Many parts of the world are now short of food because their populations have grown too large to be fed by locally grown crops. The position is different in well-developed countries with a high rainfall, where large populations are fed by using irrigation to produce a maximum crop yield. We are therefore faced with the possibility that, as populations increase, not only may supplies of fresh water become insufficient, but also food supplies may run short. This is an insuperable problem in places where populations and water consumption are increasing at the rate of more than 5 per cent a year. Industry and the domestic consumer may have enough water for a long time to come, but it is unlikely that there will ever be enough water to irrigate more than a small fraction of the earth’s surface, even if all the present water sources were economically exploited. The amount of water needed for irrigation is enormous—a square mile of cropland lacking 12 inches of rain would need 174 million gallons. To make matters worse, most of it cannot be re-used because it is lost by evapotranspiration, by percolation into the ground, and by becoming part of the crop itself. So far we have concentrated mainly on the problems of supplying enough water. But the fact that water is rarely present in the right quantity, at the right time, and at the right place may also result in there being far too much. Most countries have suffered from floods that have destroyed human and animal life, property, and crops. The control of floods, however, is often more difficult than providing a secure water supply. In the past, many cities developed along the fertile plains of large rivers, which conveniently afforded the benefits of a water supply, cheap navigation, and a means of removing sewage. There are no longer such compelling reasons for building on flood plains, yet the cities that remain are expanding, so that when flooding does occur the damage is correspondingly greater. In America well over 300 million dollars are spent each year to make it profitable to continue living on flood plains. In some areas serious floods are so rare that it would be uneconomic to spend large sums to prevent them. When, for instance, the Thames flooded parts of London in December 1965, the small damage caused was tolerated because the cost of prevention would have exceeded the cost of repair.

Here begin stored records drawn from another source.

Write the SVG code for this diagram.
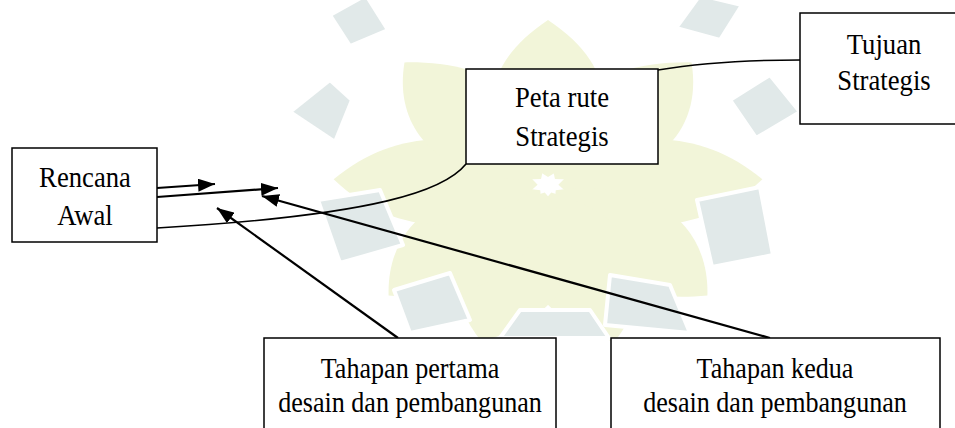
<svg xmlns="http://www.w3.org/2000/svg" width="955" height="428" viewBox="0 0 955 428">
  <defs>
    <style>
      .box { fill: #ffffff; stroke: #000000; stroke-width: 1.5; }
      .lbl { font-family: "Liberation Serif", "Times New Roman", serif; font-size: 29px; fill: #000000; text-anchor: middle; }
      .conn { fill: none; stroke: #000000; stroke-width: 1.6; }
      .arr { fill: none; stroke: #000000; stroke-width: 2.2; marker-end: url(#head); }
      .wy { fill: #f2f5d9; }
      .wg { fill: #e1e9e9; stroke: #ffffff; stroke-width: 4; stroke-linejoin: round; }
    </style>
    <marker id="head" viewBox="0 0 17 13" refX="17" refY="6.5" markerWidth="17" markerHeight="13" markerUnits="userSpaceOnUse" orient="auto">
      <path d="M0,0 L17,6.5 L0,13 Z" fill="#000000"/>
    </marker>
    <path id="petal" d="M0,-8 C55,-50 58,-115 0,-165 C-58,-115 -55,-50 0,-8 Z"/>
  </defs>

  <rect width="955" height="428" fill="#ffffff"/>

  <g id="watermark">
    <g class="wy" transform="translate(548,185) scale(1.3,1.0)">
      <use href="#petal" transform="rotate(0)"/>
      <use href="#petal" transform="rotate(42)"/>
      <use href="#petal" transform="rotate(88)"/>
      <use href="#petal" transform="rotate(132)"/>
      <use href="#petal" transform="rotate(162)"/>
      <use href="#petal" transform="rotate(198)"/>
      <use href="#petal" transform="rotate(228)"/>
      <use href="#petal" transform="rotate(272)"/>
      <use href="#petal" transform="rotate(318)"/>
    </g>
    <g class="wg">
      <polygon points="330,15 366,-5 388,30 350,46"/>
      <polygon points="676,28 700,-5 742,5 720,40"/>
      <polygon points="290,112 330,80 352,100 335,142"/>
      <polygon points="730,100 770,75 800,112 756,138"/>
      <polygon points="318,200 380,190 403,245 340,263"/>
      <polygon points="697,200 760,187 773,255 712,267"/>
      <polygon points="394,290 450,273 470,320 410,333"/>
      <polygon points="610,275 670,285 690,333 605,325"/>
      <polygon points="500,338 520,310 590,310 609,338"/>
    </g>
  </g>

  <g id="connectors">
    <path class="conn" d="M658,70 C700,63 750,60 800,60"/>
    <path class="conn" d="M466,164 C445,190 380,215 157,228"/>
    <path class="arr" d="M157,188 L215,184"/>
    <path class="arr" d="M157,197 L278,188"/>
    <path class="arr" d="M398,338 L217,208"/>
    <path class="arr" d="M770,338 L262,196"/>
  </g>

  <g id="node-rencana-awal">
    <rect class="box" x="12" y="148" width="145" height="94"/>
    <text class="lbl" transform="translate(85,187) scale(0.92,1)">Rencana</text>
    <text class="lbl" transform="translate(85,225) scale(0.92,1)">Awal</text>
  </g>

  <g id="node-peta-rute">
    <rect class="box" x="466" y="69" width="192" height="95"/>
    <text class="lbl" transform="translate(562,107) scale(0.92,1)">Peta rute</text>
    <text class="lbl" transform="translate(562,146) scale(0.92,1)">Strategis</text>
  </g>

  <g id="node-tujuan">
    <rect class="box" x="800" y="13" width="170" height="111"/>
    <text class="lbl" transform="translate(884,54) scale(0.92,1)">Tujuan</text>
    <text class="lbl" transform="translate(884,90) scale(0.92,1)">Strategis</text>
  </g>

  <g id="node-tahapan-pertama">
    <rect class="box" x="264" y="338" width="292" height="110"/>
    <text class="lbl" transform="translate(410,378) scale(0.9,1)">Tahapan pertama</text>
    <text class="lbl" transform="translate(410,412) scale(0.9,1)">desain dan pembangunan</text>
  </g>

  <g id="node-tahapan-kedua">
    <rect class="box" x="611" y="338" width="329" height="110"/>
    <text class="lbl" transform="translate(775,378) scale(0.9,1)">Tahapan kedua</text>
    <text class="lbl" transform="translate(775,412) scale(0.9,1)">desain dan pembangunan</text>
  </g>
</svg>
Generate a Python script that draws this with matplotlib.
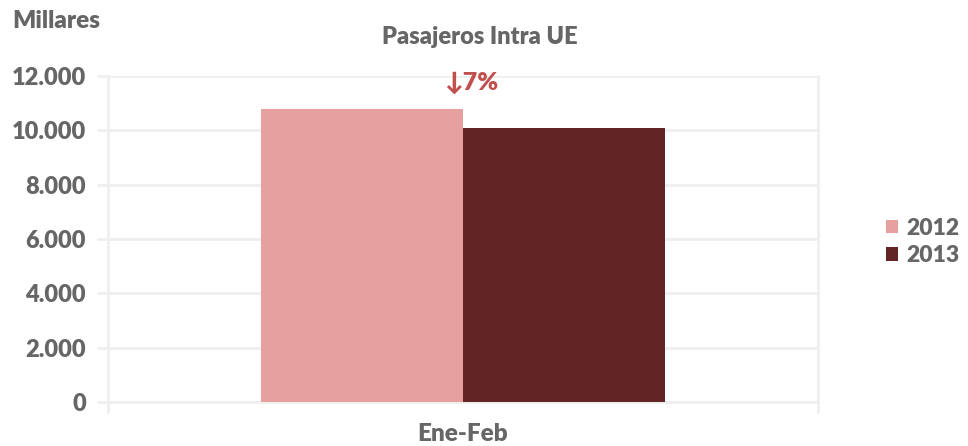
import matplotlib
matplotlib.use("Agg")
import matplotlib.pyplot as plt
import numpy as np

categories = ["Ene-Feb"]
series_names = ["2012", "2013"]
values_2012 = [10790]
values_2013 = [10080]
yticks = [0, 2000, 4000, 6000, 8000, 10000, 12000]
ytick_labels = ["0", "2.000", "4.000", "6.000", "8.000", "10.000", "12.000"]
annotation = "↓7%"

c2012 = "#E6A19E"
c2013 = "#632425"
txt = "#666666"
grid = "#EFEFEF"
red = "#C0504D"

plt.rcParams['font.family'] = ['Lato', 'DejaVu Sans']
fig = plt.figure(figsize=(9.68, 4.46), dpi=100)
ax = fig.add_axes([108/968, 1-402/446, 710/968, (402-76)/446])

x = np.arange(len(categories))
w = 0.2845
ax.bar(x - w/2, values_2012, w, color=c2012, label=series_names[0], zorder=3)
ax.bar(x + w/2, values_2013, w, color=c2013, label=series_names[1], zorder=3)

ax.set_xlim(-0.5, 0.5)
ax.set_ylim(0, 12000)
ax.set_yticks(yticks)
ax.set_yticklabels(ytick_labels, fontsize=17, fontweight='heavy', color=txt)
ax.yaxis.grid(True, color=grid, linewidth=2, zorder=0)
ax.tick_params(axis='y', length=8, color=grid, width=2, pad=8)

ax.set_xticks(x)
ax.set_xticklabels(categories, fontsize=17.5, fontweight='heavy', color=txt)
ax.set_xticks([-0.5, 0.5], minor=True)
ax.tick_params(axis='x', which='major', length=0, pad=15)
ax.tick_params(axis='x', which='minor', length=8, color=grid, width=2)

ax.spines['top'].set_visible(False)
for s in ['left', 'right', 'bottom']:
    ax.spines[s].set_color(grid)
    ax.spines[s].set_linewidth(2)

ax.text(0.011, 11750, annotation, ha='center', va='center', fontsize=18,
        fontweight='heavy', color=red, family=['Lato', 'DejaVu Sans'], clip_on=False)

fig.text(480/968, 1-37/446, "Pasajeros Intra UE", ha='center', va='center',
         fontsize=17, fontweight='heavy', color=txt)
fig.text(12/968, 1-21/446, "Millares", ha='left', va='center',
         fontsize=17.5, fontweight='heavy', color=txt)

leg = fig.legend(loc='center left', bbox_to_anchor=(865/968, 1-242/446), frameon=False,
                 prop={'size': 16.5, 'weight': 'heavy'}, handlelength=0.55, handleheight=0.55,
                 handletextpad=0.35, labelspacing=0.3)
for t in leg.get_texts():
    t.set_color(txt)

fig.savefig("out.png", dpi=100)
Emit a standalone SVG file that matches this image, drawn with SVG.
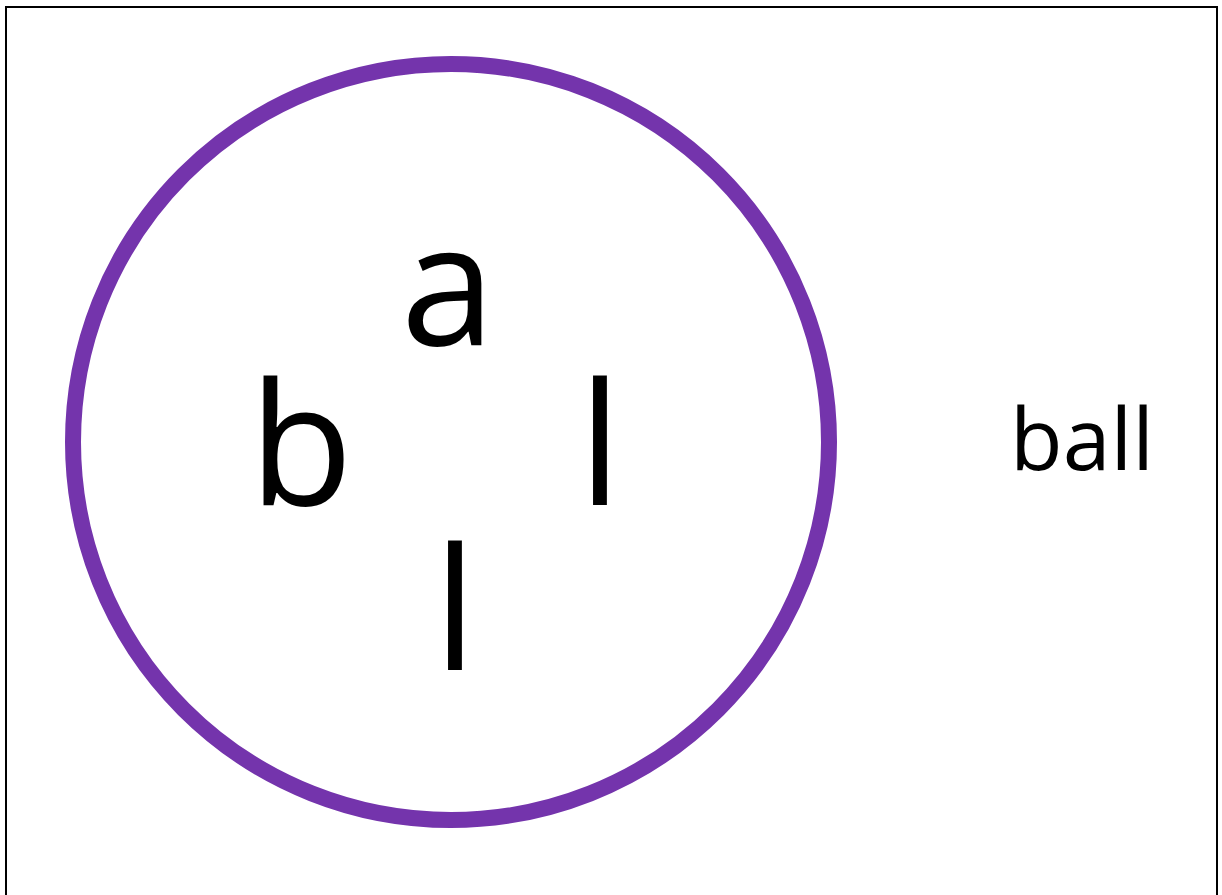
<svg xmlns="http://www.w3.org/2000/svg" width="1222" height="895" viewBox="0 0 1222 895">
<style>
.t{font-family:"Open Sans","Noto Sans",sans-serif;fill:#000;text-anchor:middle}
.big{font-size:170px}
.small{font-size:86px}
</style>
<rect width="1222" height="895" fill="#fff"/>
<path d="M6 895 V7 H1217 V895" fill="none" stroke="#000" stroke-width="2"/>
<g id="circle">
<circle cx="451" cy="442" r="378" fill="none" stroke="#7434AC" stroke-width="16"/>
</g>
<g id="letters">
<text class="t big" x="448" y="345">a</text>
<text class="t big" x="301" y="505">b</text>
<text class="t big" x="600" y="505">l</text>
<text class="t big" x="455" y="670">l</text>
</g>
<g id="word">
<text class="t small" x="1082" y="470">ball</text>
</g>
<g id="connectors"></g>
</svg>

Protection must be provided from the catastrophic flood, however. One method of control, used in the Tennessee Valley scheme , is to store floodwater in reservoirs; the water is then allowed to flow gradually downstream over a long period of time. Another method, adopted on the lower Mississippi, is to cut canals across river loops, which increases the river’s gradient so that more water flows in a given time. By far the commonest device is to enclose the river with walls high enough to prevent water overflowing. The lower Mississippi has over 2500 miles of these walls, 30 feet high in places. But like many rivers that carry high seasonal flood-waters, the bed of the Mississippi silts up, and the walls have to be continually raised. It is for this reason that the city of New
Orleans, for example, lies below river level. If we have sometimes seemed to dwell too long on economics, it is because the main object of any water supply system is to secure water at the lowest possible cost. The price we pay for water is really very low considering the enormous cost of dams, reservoirs, treatment works, and pipe-lines. The main reason for the low cost of water is our willingness to share its benefits with others; the expense of individual schemes for each house or small community would be prohibitive. Also, we owe a great deal to technological improvements, notably the development of pipes that leak less and last longer. Even so, we must be prepared to pay more in the future. Expanding populations require more water, and since most of the near sources are fully exploited, this will mean tapping distant sources, at considerable expense. In many places, the domestic metering of water would discourage wastage; it is estimated, for example, that metering the domestic supply in New York would reduce consumption by 40 per cent. But many city dwellers want it both ways—to continue their large consumption, and still pay a low rate. The success of future water supplies thus not only depends on the application of new techniques; it also relies on educating the public to appreciate the value and the cost of water, which at present they take too much for granted.